With context, I can see a lot

I’m passing time in Terminal C at Newark Airport, and way across the concourse a baseball game is on TV. From this distance the screen is tiny — in fact I can see only about two-thirds of it — and I can’t hear anything.

Distant TV screen at the airport

There, in the middle arch, is my baseball game.

Yet I can enjoy the game, simply because it’s baseball — a game I’ve watched since I was a kid. Even though I don’t know the players or the score, I have plenty of context for this game I’m eavesdropping on.

Similarly, one of the best things we can do as technical writers is to supply our readers with information that fits the context in which they’re reading.

Peering at the tiny TV screen, I recognize the words on a player’s uniform: East Carolina. I heard on last night’s local news that East Carolina would play Houston today for the championship of a conference whose name I don’t remember. Sure enough, the other team’s uniforms are red. Must be Houston.

I don’t know any of the players on ECU or Houston. From my vantage point I can’t tell the inning or the score. I don’t even remember the name of their conference. Still, I can see a lot:

East Carolina’s pitcher is a lanky lefthander with a nice, smooth motion. I watch him freeze a batter with a good breaking pitch — not because I can see the ball, but because I see the batter’s reaction. Now the batter is headed back to the dugout walking the same dejected walk of every batter who strikes out, from Little League to the World Series.

Years of watching baseball have supplied me with context. It’s the same with the people who read our technical content. When the content fits their context, they can make sense even out of information that’s new and unfamiliar. But information that doesn’t fit their context isn’t even information. It’s just data, with no meaning at all.

How can we help our readers fit information into context?

Use familiar terms. If the reader knows something by a certain name, use that name. This is no time to break out your thesaurus. If the reader is accustomed to the metric system, for heaven’s sake use metric measurements.

Use diagrams and illustrations that are consistent with each other in appearance and content. If possible, use diagrams and illustrations that look like ones the reader is already familiar with.

Compare new concepts to things the reader knows. John McPhee, about whom I wrote recently, is a master of this.

As I finish writing this article, dear reader, I realize that it needs to fit into your context. You might not care about baseball, or about my ruminations on the game. So I go back and rewrite the introduction, so that right away you’ll see what the article is really about. How’d I do?

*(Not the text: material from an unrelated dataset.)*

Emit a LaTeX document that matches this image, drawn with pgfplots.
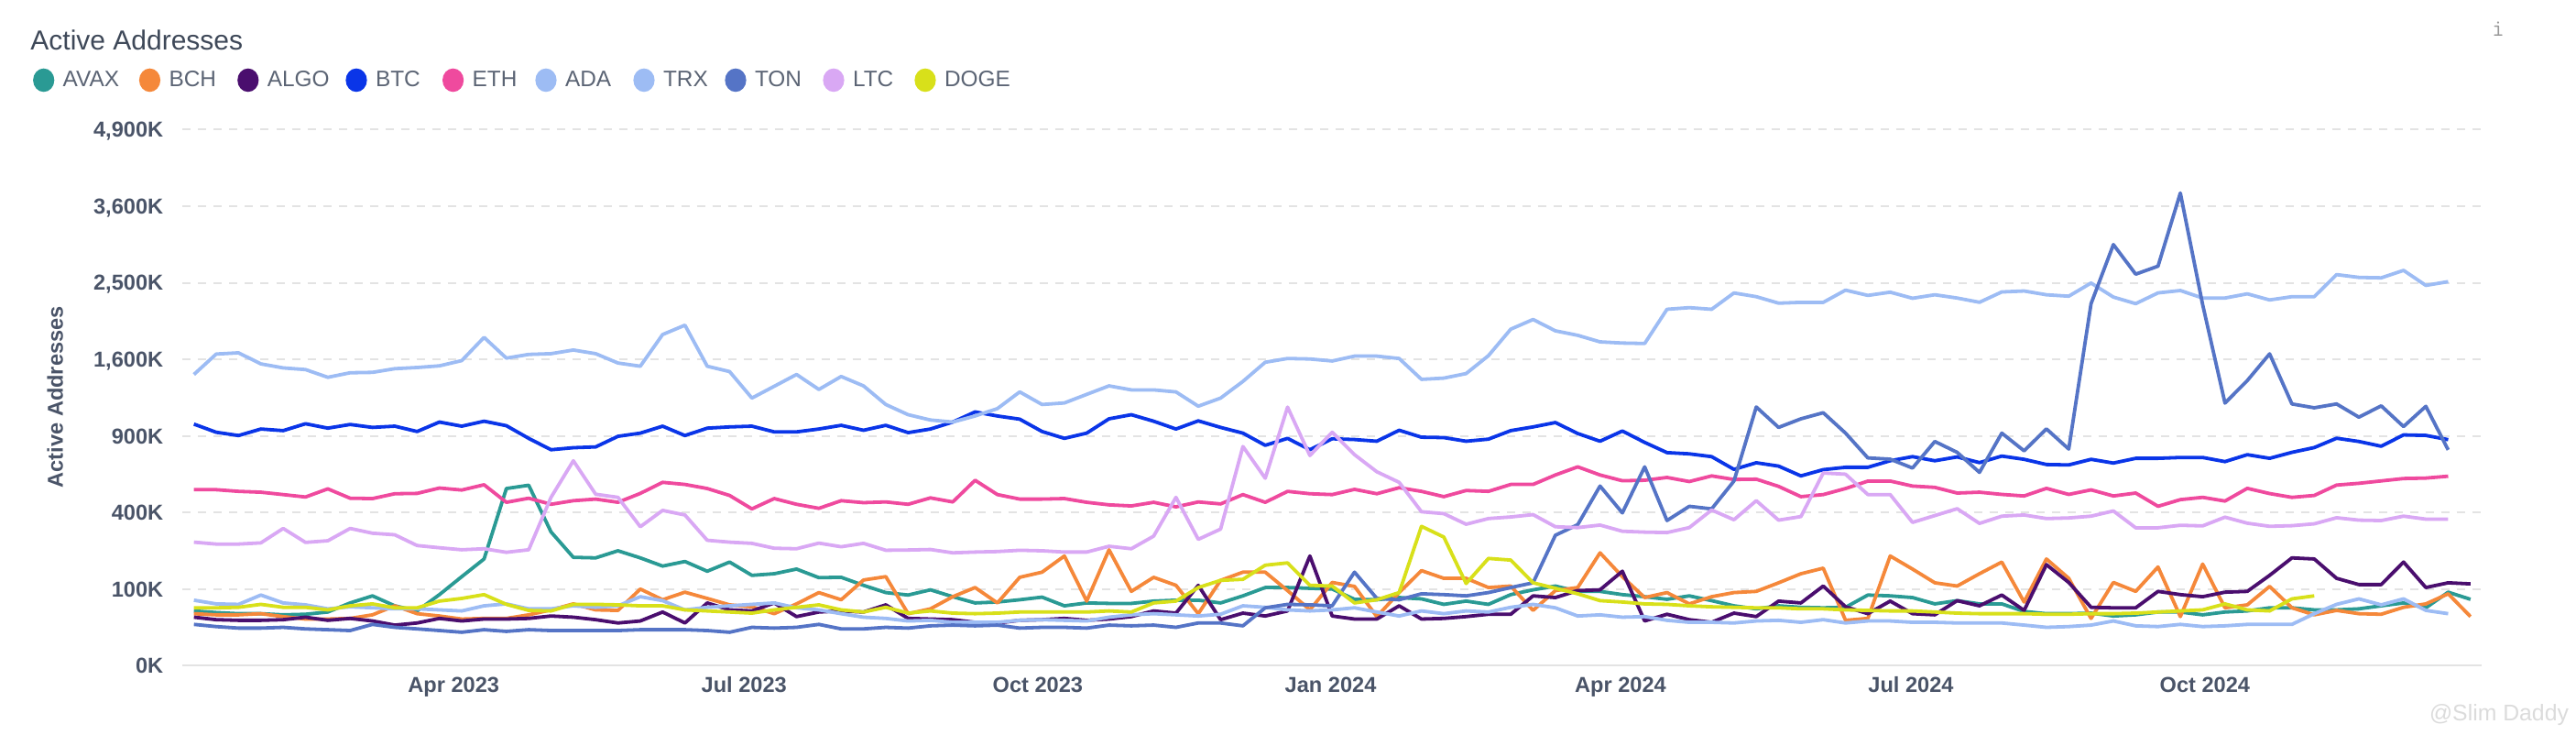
\documentclass[border=0pt]{standalone}
\usepackage{fontspec}
\setmainfont{Liberation Sans}
\usepackage{pgfplots}
\usepackage{pgfplotstable}
\pgfplotsset{compat=1.18}

\definecolor{cAVAX}{HTML}{2A9A94}
\definecolor{cBCH}{HTML}{F5883A}
\definecolor{cALGO}{HTML}{4A0E6E}
\definecolor{cBTC}{HTML}{0A35E8}
\definecolor{cETH}{HTML}{EF4A9E}
\definecolor{cADA}{HTML}{9DBCF4}
\definecolor{cTRX}{HTML}{9DBCF4}
\definecolor{cTON}{HTML}{5574C6}
\definecolor{cLTC}{HTML}{D9A8F4}
\definecolor{cDOGE}{HTML}{D8E01A}
\definecolor{txt}{HTML}{4A5468}
\definecolor{ttl}{HTML}{3E4858}
\definecolor{leg}{HTML}{5B6474}
\definecolor{gridc}{HTML}{E3E3E3}

% weekly values (thousands of active addresses), week 0 = 9 Jan 2023
\pgfplotstableread[row sep=\\]{v\\51\\48\\46\\46\\44\\45\\49\\67\\83\\61\\51\\86\\135\\194\\535\\555\\305\\200\\198\\225\\198\\169\\185\\152\\183\\139\\144\\159\\132\\133\\110\\91\\85\\98\\81\\67\\69\\74\\80\\61\\67\\66\\66\\71\\73\\73\\67\\83\\104\\104\\102\\100\\75\\74\\79\\76\\64\\71\\64\\86\\98\\108\\94\\94\\86\\81\\75\\83\\72\\61\\55\\61\\58\\57\\58\\85\\83\\79\\65\\72\\65\\65\\50\\46\\46\\47\\42\\44\\49\\49\\44\\49\\51\\57\\57\\53\\53\\55\\61\\67\\57\\92\\75\\}\tAVAX
\pgfplotstableread[row sep=\\]{v\\46\\44\\44\\46\\41\\37\\37\\38\\44\\61\\46\\42\\37\\38\\38\\44\\53\\65\\53\\52\\100\\74\\92\\77\\63\\59\\46\\65\\91\\74\\125\\135\\46\\55\\81\\104\\67\\133\\149\\205\\71\\229\\94\\133\\110\\46\\124\\149\\149\\96\\53\\118\\107\\41\\91\\154\\130\\130\\104\\108\\52\\96\\104\\217\\135\\79\\91\\65\\81\\91\\94\\117\\144\\162\\35\\38\\205\\159\\117\\108\\144\\183\\69\\194\\130\\38\\118\\94\\166\\41\\176\\57\\63\\107\\57\\44\\52\\46\\45\\58\\65\\88\\41\\}\tBCH
\pgfplotstableread[row sep=\\]{v\\40\\36\\35\\35\\36\\40\\35\\38\\34\\28\\31\\38\\34\\37\\37\\38\\42\\40\\36\\31\\34\\49\\31\\67\\53\\51\\67\\41\\49\\51\\49\\63\\38\\37\\36\\32\\31\\35\\36\\38\\35\\37\\41\\51\\47\\110\\36\\47\\42\\51\\205\\42\\37\\37\\61\\37\\38\\41\\45\\45\\83\\79\\96\\98\\152\\34\\45\\36\\32\\47\\41\\71\\67\\108\\59\\46\\71\\46\\44\\72\\61\\85\\52\\174\\118\\58\\57\\57\\94\\86\\81\\92\\94\\139\\198\\194\\130\\112\\112\\183\\104\\117\\114\\}\tALGO
\pgfplotstableread[row sep=\\]{v\\995\\929\\903\\955\\942\\998\\962\\992\\968\\978\\935\\1012\\978\\1019\\982\\881\\795\\810\\816\\897\\922\\978\\903\\962\\972\\978\\932\\932\\955\\985\\945\\985\\926\\955\\1012\\1098\\1063\\1036\\935\\881\\922\\1039\\1074\\1019\\955\\1022\\968\\922\\828\\881\\795\\878\\872\\859\\945\\890\\887\\859\\875\\942\\972\\1008\\919\\859\\939\\850\\774\\765\\745\\657\\702\\679\\614\\655\\671\\671\\716\\745\\716\\743\\703\\749\\726\\690\\687\\726\\700\\733\\733\\739\\739\\710\\759\\733\\776\\811\\882\\857\\821\\908\\904\\871\\}\tBTC
\pgfplotstableread[row sep=\\]{v\\528\\528\\518\\513\\499\\485\\533\\478\\476\\504\\506\\538\\526\\558\\455\\478\\444\\464\\473\\455\\506\\573\\560\\535\\494\\419\\476\\444\\422\\464\\453\\457\\444\\480\\457\\586\\499\\473\\473\\476\\455\\441\\435\\455\\430\\457\\446\\499\\455\\518\\504\\499\\530\\504\\540\\518\\487\\523\\518\\560\\560\\620\\674\\620\\583\\586\\604\\578\\614\\591\\593\\548\\487\\499\\535\\581\\581\\550\\542\\508\\513\\500\\491\\536\\500\\527\\491\\508\\433\\470\\483\\462\\536\\505\\483\\494\\556\\567\\582\\597\\600\\612\\}\tETH
\pgfplotstableread[row sep=\\]{v\\73\\65\\64\\85\\67\\63\\55\\59\\57\\55\\55\\53\\51\\61\\65\\55\\55\\61\\58\\61\\81\\72\\53\\58\\61\\64\\67\\57\\53\\46\\40\\38\\34\\35\\32\\32\\32\\35\\36\\35\\34\\40\\44\\46\\44\\42\\45\\61\\58\\53\\51\\53\\57\\49\\42\\51\\46\\51\\49\\58\\64\\57\\42\\44\\40\\41\\35\\32\\32\\31\\34\\35\\32\\36\\31\\34\\34\\32\\32\\31\\31\\31\\28\\25\\26\\28\\34\\27\\26\\29\\26\\27\\29\\29\\29\\46\\64\\76\\63\\76\\52\\46\\}\tADA
\pgfplotstableread[row sep=\\]{v\\1446\\1656\\1669\\1553\\1512\\1495\\1418\\1463\\1467\\1504\\1516\\1533\\1587\\1838\\1613\\1652\\1660\\1699\\1660\\1562\\1529\\1870\\1977\\1529\\1475\\1221\\1331\\1446\\1301\\1426\\1335\\1163\\1074\\1029\\1012\\1063\\1127\\1278\\1163\\1177\\1255\\1335\\1297\\1297\\1278\\1148\\1221\\1378\\1570\\1609\\1604\\1583\\1634\\1634\\1609\\1398\\1410\\1455\\1639\\1931\\2044\\1912\\1861\\1788\\1775\\1770\\2166\\2186\\2166\\2369\\2322\\2241\\2251\\2251\\2405\\2338\\2379\\2302\\2346\\2305\\2252\\2382\\2394\\2346\\2328\\2497\\2317\\2235\\2370\\2400\\2305\\2305\\2358\\2281\\2322\\2322\\2608\\2571\\2565\\2665\\2466\\2515\\}\tTRX
\pgfplotstableread[row sep=\\]{v\\29\\26\\24\\24\\25\\23\\22\\21\\29\\25\\23\\21\\19\\22\\20\\22\\21\\21\\21\\21\\22\\22\\22\\21\\19\\25\\24\\25\\29\\23\\23\\25\\24\\27\\28\\27\\28\\24\\25\\25\\24\\28\\27\\28\\25\\31\\31\\27\\57\\64\\63\\61\\149\\77\\74\\88\\86\\83\\91\\104\\117\\290\\339\\550\\398\\674\\359\\433\\419\\581\\1141\\968\\1039\\1091\\922\\736\\727\\666\\857\\776\\637\\922\\787\\956\\800\\2235\\3024\\2614\\2722\\3810\\2223\\1176\\1386\\1658\\1168\\1134\\1168\\1053\\1151\\975\\1147\\794\\}\tTON
\pgfplotstableread[row sep=\\]{v\\260\\252\\252\\257\\321\\259\\266\\321\\299\\292\\246\\237\\229\\233\\219\\229\\483\\716\\501\\483\\329\\411\\387\\268\\260\\255\\235\\233\\256\\241\\255\\227\\228\\230\\217\\220\\222\\227\\225\\220\\220\\243\\233\\286\\483\\272\\318\\819\\599\\1140\\753\\929\\759\\641\\573\\404\\394\\341\\369\\377\\389\\329\\325\\337\\308\\304\\302\\325\\413\\363\\464\\361\\379\\633\\625\\499\\499\\350\\384\\420\\345\\381\\387\\369\\372\\381\\408\\324\\324\\336\\333\\376\\346\\331\\334\\343\\373\\361\\359\\381\\366\\366\\}\tLTC
\pgfplotstableread[row sep=\\]{v\\57\\57\\58\\64\\58\\58\\53\\61\\65\\57\\57\\71\\77\\86\\64\\52\\51\\64\\64\\63\\61\\61\\53\\51\\49\\47\\53\\58\\63\\53\\49\\58\\47\\51\\47\\46\\47\\49\\49\\49\\49\\51\\49\\67\\71\\104\\124\\127\\172\\180\\110\\108\\67\\74\\91\\331\\282\\115\\196\\190\\117\\102\\88\\72\\69\\65\\64\\61\\59\\58\\57\\57\\55\\55\\53\\52\\51\\51\\49\\47\\46\\46\\46\\45\\45\\46\\46\\47\\49\\51\\53\\65\\53\\51\\76\\83\\}\tDOGE

\begin{document}
\begin{tikzpicture}
\path[use as bounding box] (0,0) rectangle (1406pt,401pt);
\begin{axis}[
  at={(99.75pt,37.85pt)}, anchor=south west,
  scale only axis, width=1254.75pt, height=292.4pt,
  xmin=-0.5, xmax=102.5,
  ymin=0, ymax=4900,
  y coord trafo/.code={\pgfmathparse{sqrt(#1)}},
  y coord inv trafo/.code={\pgfmathparse{(#1)^2}},
  axis line style={draw=none},
  major tick length=0pt,
  xtick={11.64,24.65,37.81,50.93,63.92,76.93,90.1},
  xticklabels={Apr 2023,Jul 2023,Oct 2023,Jan 2024,Apr 2024,Jul 2024,Oct 2024},
  ytick={100,400,900,1600,2500,3600,4900},
  yticklabels={100K,400K,900K,{1,600K},{2,500K},{3,600K},{4,900K}},
  extra y ticks={0},
  extra y tick labels={0K},
  extra y tick style={major grid style={solid, draw=gridc, line width=1pt}},
  ymajorgrids,
  major grid style={draw=gridc, line width=1pt, dash pattern=on 4.5pt off 4pt},
  tick label style={font=\fontsize{11.8pt}{14pt}\selectfont\bfseries, text=txt},
  xticklabel style={anchor=base, yshift=-14.55pt},
  yticklabel style={anchor=base east, inner sep=0pt, xshift=-10.45pt, yshift=-4.2pt},
  ylabel={Active Addresses},
  every axis y label/.style={at={(axis description cs:-0.05547,0.501)}, rotate=90, anchor=center,
    font=\fontsize{11.8pt}{14pt}\selectfont\bfseries, text=txt},
  title={Active Addresses},
  every axis title/.style={at={(axis description cs:-0.06635,1.14962)}, anchor=base west, inner sep=0pt,
    font=\fontsize{15pt}{18pt}\selectfont, text=ttl},
  legend columns=-1,
  legend cell align=left,
  legend image code/.code={\fill[#1,draw=none] (0pt,0pt) ellipse [x radius=5.8pt, y radius=6.4pt];},
  legend style={draw=none, fill=none, inner sep=0pt, outer sep=0pt,
    at={(axis description cs:-0.06511,1.09234)}, anchor=west,
    font=\fontsize{12.2pt}{14pt}\selectfont, text=leg,
    nodes={inner sep=0pt},
    /tikz/every odd column/.append style={column sep=4.7pt},
    /tikz/every even column/.append style={column sep=0pt}},
  every axis plot/.append style={line width=1.9pt, line join=round, mark=none},
]
\addplot[color=cAVAX] table[x expr=\coordindex, y=v] {\tAVAX};
\addlegendentry{\makebox[41.6pt][l]{AVAX}}
\addplot[color=cBCH] table[x expr=\coordindex, y=v] {\tBCH};
\addlegendentry{\makebox[37.35pt][l]{BCH}}
\addplot[color=cALGO] table[x expr=\coordindex, y=v] {\tALGO};
\addlegendentry{\makebox[42.8pt][l]{ALGO}}
\addplot[color=cBTC] table[x expr=\coordindex, y=v] {\tBTC};
\addlegendentry{\makebox[36.5pt][l]{BTC}}
\addplot[color=cETH] table[x expr=\coordindex, y=v] {\tETH};
\addlegendentry{\makebox[34.4pt][l]{ETH}}
\addplot[color=cADA] table[x expr=\coordindex, y=v] {\tADA};
\addlegendentry{\makebox[37.2pt][l]{ADA}}
\addplot[color=cTRX] table[x expr=\coordindex, y=v] {\tTRX};
\addlegendentry{\makebox[33.7pt][l]{TRX}}
\addplot[color=cTON] table[x expr=\coordindex, y=v] {\tTON};
\addlegendentry{\makebox[37.2pt][l]{TON}}
\addplot[color=cLTC] table[x expr=\coordindex, y=v] {\tLTC};
\addlegendentry{\makebox[33.7pt][l]{LTC}}
\addplot[color=cDOGE] table[x expr=\coordindex, y=v] {\tDOGE};
\addlegendentry{DOGE}
\end{axis}
\node[anchor=center, text=black!40, font=\fontsize{13pt}{15pt}\ttfamily] at (1363.5pt,385pt) {i};
\node[anchor=center, text=black!14, font=\fontsize{12.4pt}{14pt}\selectfont] at (1364pt,11pt) {@Slim Daddy};
\end{tikzpicture}
\end{document}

What else can we do to fit content to the context in which our readers consume it?

2 thoughts on “With context, I can see a lot

  1. Mark Baker

    It’s a great point, Larry, and it highlights one of the things that makes communication fundamentally difficult. Communication certainly works best when it fits the context in which the reader is reading (it might be fair to say that it does not work at all unless it does so), but since different readers read in different contexts, it is pretty much impossible to make any one text work well for a wide variety of readers.

    What you say about having learned to watch baseball as a kid resonates with me because I was commenting to someone the other day that, having come to North America at the age of 11, I never really learned to watch North American sports. That distant baseball game would have been just visual noise to me. Curiously, though I haven’t watched soccer for decades, except an occasional world cup game, my brain still knows how to watch soccer. Obviously a skill learned early and never lost.

    I don’t think there is any way that baseball could create a context in which I could now learn to watch it. I remember the abortive attempt of some TV network to make hockey intelligible to more Americans by electronically highlighting the puck. It did not help, and was scorned by Canadians and Americans from winter states who learned to watch the game as kids. The truth is that the puck is often invisible on TV, but a hockey fan who has learned to watch the game always knows where it is.

    What this tells me is that while it is important to do all the things you say to try to help reach the user in their context, we should also respect the fact that all content today is consumed in the context of the Web, which means that if your content is baffling to a reader, they can very easily switch to a channel showing something more familiar. We can no longer behave as if once the reader has opened our content they are committed to it. They have a million channels and a remote control, and they are not afraid to use it. We need to design for a multichannel universe and respect the wider context in which our content is embedded.

    1. Larry Kunz Post author

      Thanks, Mark. I appreciate your perspective on being a “native” watcher of soccer rather than baseball. It underscores your point that different readers bring different contexts. Perhaps, because all of today’s content is consumed in the context of the web, we can’t hope to align our content with every reader’s context. But we owe it to our readers to try, by learning as much as we can about them and their contexts — whether they’re (figuratively) soccer watchers, baseball watchers, hockey watchers, or something else entirely.